#### [Charts and diagrams as code]
══════

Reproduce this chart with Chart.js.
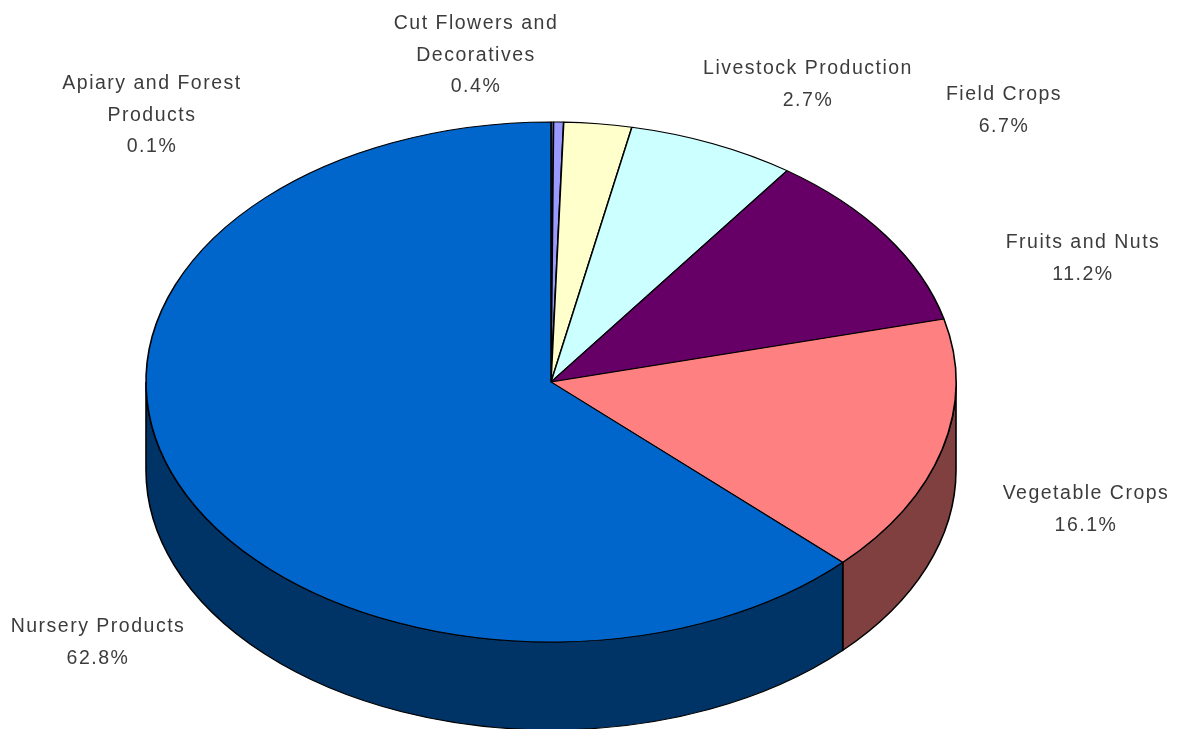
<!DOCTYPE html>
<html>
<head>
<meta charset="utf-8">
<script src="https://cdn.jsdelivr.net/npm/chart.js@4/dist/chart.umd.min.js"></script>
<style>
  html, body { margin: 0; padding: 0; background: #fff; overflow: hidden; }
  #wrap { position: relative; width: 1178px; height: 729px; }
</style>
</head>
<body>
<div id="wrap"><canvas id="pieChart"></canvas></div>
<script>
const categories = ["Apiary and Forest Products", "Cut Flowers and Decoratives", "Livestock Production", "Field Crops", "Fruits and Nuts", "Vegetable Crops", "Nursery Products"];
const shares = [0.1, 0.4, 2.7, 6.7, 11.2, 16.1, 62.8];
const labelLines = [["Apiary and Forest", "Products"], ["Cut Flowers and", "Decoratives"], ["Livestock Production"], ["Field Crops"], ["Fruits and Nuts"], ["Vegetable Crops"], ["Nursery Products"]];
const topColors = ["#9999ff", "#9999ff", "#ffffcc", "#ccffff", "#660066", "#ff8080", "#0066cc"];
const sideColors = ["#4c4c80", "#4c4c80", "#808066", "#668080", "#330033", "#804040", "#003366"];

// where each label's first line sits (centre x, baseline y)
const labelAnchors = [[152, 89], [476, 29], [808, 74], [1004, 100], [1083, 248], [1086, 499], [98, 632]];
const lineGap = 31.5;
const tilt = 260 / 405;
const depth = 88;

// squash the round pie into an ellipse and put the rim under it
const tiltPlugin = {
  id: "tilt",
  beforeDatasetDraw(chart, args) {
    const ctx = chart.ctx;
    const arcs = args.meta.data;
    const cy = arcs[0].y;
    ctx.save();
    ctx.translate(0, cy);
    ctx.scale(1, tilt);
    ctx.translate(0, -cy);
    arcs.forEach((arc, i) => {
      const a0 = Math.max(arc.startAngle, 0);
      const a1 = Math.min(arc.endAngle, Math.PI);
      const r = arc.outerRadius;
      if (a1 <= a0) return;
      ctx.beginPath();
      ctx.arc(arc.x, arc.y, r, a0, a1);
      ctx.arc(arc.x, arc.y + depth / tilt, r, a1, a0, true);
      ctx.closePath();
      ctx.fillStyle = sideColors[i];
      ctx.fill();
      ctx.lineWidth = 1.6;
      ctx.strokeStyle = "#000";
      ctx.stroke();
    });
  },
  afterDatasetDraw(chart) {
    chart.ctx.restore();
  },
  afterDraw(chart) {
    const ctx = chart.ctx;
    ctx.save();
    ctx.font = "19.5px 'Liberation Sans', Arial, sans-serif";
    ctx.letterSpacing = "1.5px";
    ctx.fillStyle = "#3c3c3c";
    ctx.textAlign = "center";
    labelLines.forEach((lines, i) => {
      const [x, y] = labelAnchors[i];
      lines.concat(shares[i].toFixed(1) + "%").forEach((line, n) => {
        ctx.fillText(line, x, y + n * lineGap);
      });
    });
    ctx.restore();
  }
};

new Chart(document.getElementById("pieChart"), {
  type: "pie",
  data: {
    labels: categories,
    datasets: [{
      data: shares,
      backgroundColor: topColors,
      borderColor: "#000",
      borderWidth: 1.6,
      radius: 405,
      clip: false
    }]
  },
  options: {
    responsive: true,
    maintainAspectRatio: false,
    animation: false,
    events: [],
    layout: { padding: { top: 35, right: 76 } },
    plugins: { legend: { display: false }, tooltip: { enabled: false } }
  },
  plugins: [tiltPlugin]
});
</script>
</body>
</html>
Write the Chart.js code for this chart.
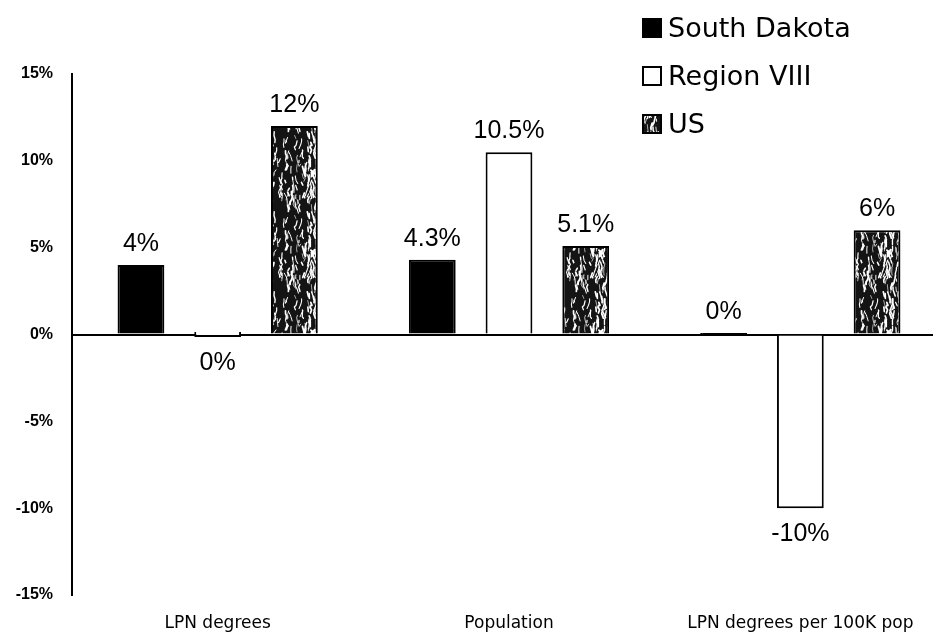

══════

Repeat the material above verbatim, with no pictures in the output.

Reproduce this chart with Chart.js.
<!DOCTYPE html>
<html>
<head>
<meta charset="utf-8">
<script src="https://cdn.jsdelivr.net/npm/chart.js@4/dist/chart.umd.min.js"></script>
<style>
  html, body { margin: 0; padding: 0; background: #fff; overflow: hidden; }
  #wrap { position: relative; width: 1178px; height: 729px; }
</style>
</head>
<body>
<div id="wrap"><canvas id="pieChart"></canvas></div>
<script>
const categories = ["Apiary and Forest Products", "Cut Flowers and Decoratives", "Livestock Production", "Field Crops", "Fruits and Nuts", "Vegetable Crops", "Nursery Products"];
const shares = [0.1, 0.4, 2.7, 6.7, 11.2, 16.1, 62.8];
const labelLines = [["Apiary and Forest", "Products"], ["Cut Flowers and", "Decoratives"], ["Livestock Production"], ["Field Crops"], ["Fruits and Nuts"], ["Vegetable Crops"], ["Nursery Products"]];
const topColors = ["#9999ff", "#9999ff", "#ffffcc", "#ccffff", "#660066", "#ff8080", "#0066cc"];
const sideColors = ["#4c4c80", "#4c4c80", "#808066", "#668080", "#330033", "#804040", "#003366"];

// where each label's first line sits (centre x, baseline y)
const labelAnchors = [[152, 89], [476, 29], [808, 74], [1004, 100], [1083, 248], [1086, 499], [98, 632]];
const lineGap = 31.5;
const tilt = 260 / 405;
const depth = 88;

// squash the round pie into an ellipse and put the rim under it
const tiltPlugin = {
  id: "tilt",
  beforeDatasetDraw(chart, args) {
    const ctx = chart.ctx;
    const arcs = args.meta.data;
    const cy = arcs[0].y;
    ctx.save();
    ctx.translate(0, cy);
    ctx.scale(1, tilt);
    ctx.translate(0, -cy);
    arcs.forEach((arc, i) => {
      const a0 = Math.max(arc.startAngle, 0);
      const a1 = Math.min(arc.endAngle, Math.PI);
      const r = arc.outerRadius;
      if (a1 <= a0) return;
      ctx.beginPath();
      ctx.arc(arc.x, arc.y, r, a0, a1);
      ctx.arc(arc.x, arc.y + depth / tilt, r, a1, a0, true);
      ctx.closePath();
      ctx.fillStyle = sideColors[i];
      ctx.fill();
      ctx.lineWidth = 1.6;
      ctx.strokeStyle = "#000";
      ctx.stroke();
    });
  },
  afterDatasetDraw(chart) {
    chart.ctx.restore();
  },
  afterDraw(chart) {
    const ctx = chart.ctx;
    ctx.save();
    ctx.font = "19.5px 'Liberation Sans', Arial, sans-serif";
    ctx.letterSpacing = "1.5px";
    ctx.fillStyle = "#3c3c3c";
    ctx.textAlign = "center";
    labelLines.forEach((lines, i) => {
      const [x, y] = labelAnchors[i];
      lines.concat(shares[i].toFixed(1) + "%").forEach((line, n) => {
        ctx.fillText(line, x, y + n * lineGap);
      });
    });
    ctx.restore();
  }
};

new Chart(document.getElementById("pieChart"), {
  type: "pie",
  data: {
    labels: categories,
    datasets: [{
      data: shares,
      backgroundColor: topColors,
      borderColor: "#000",
      borderWidth: 1.6,
      radius: 405,
      clip: false
    }]
  },
  options: {
    responsive: true,
    maintainAspectRatio: false,
    animation: false,
    events: [],
    layout: { padding: { top: 35, right: 76 } },
    plugins: { legend: { display: false }, tooltip: { enabled: false } }
  },
  plugins: [tiltPlugin]
});
</script>
</body>
</html>
Write the Chart.js code for this chart.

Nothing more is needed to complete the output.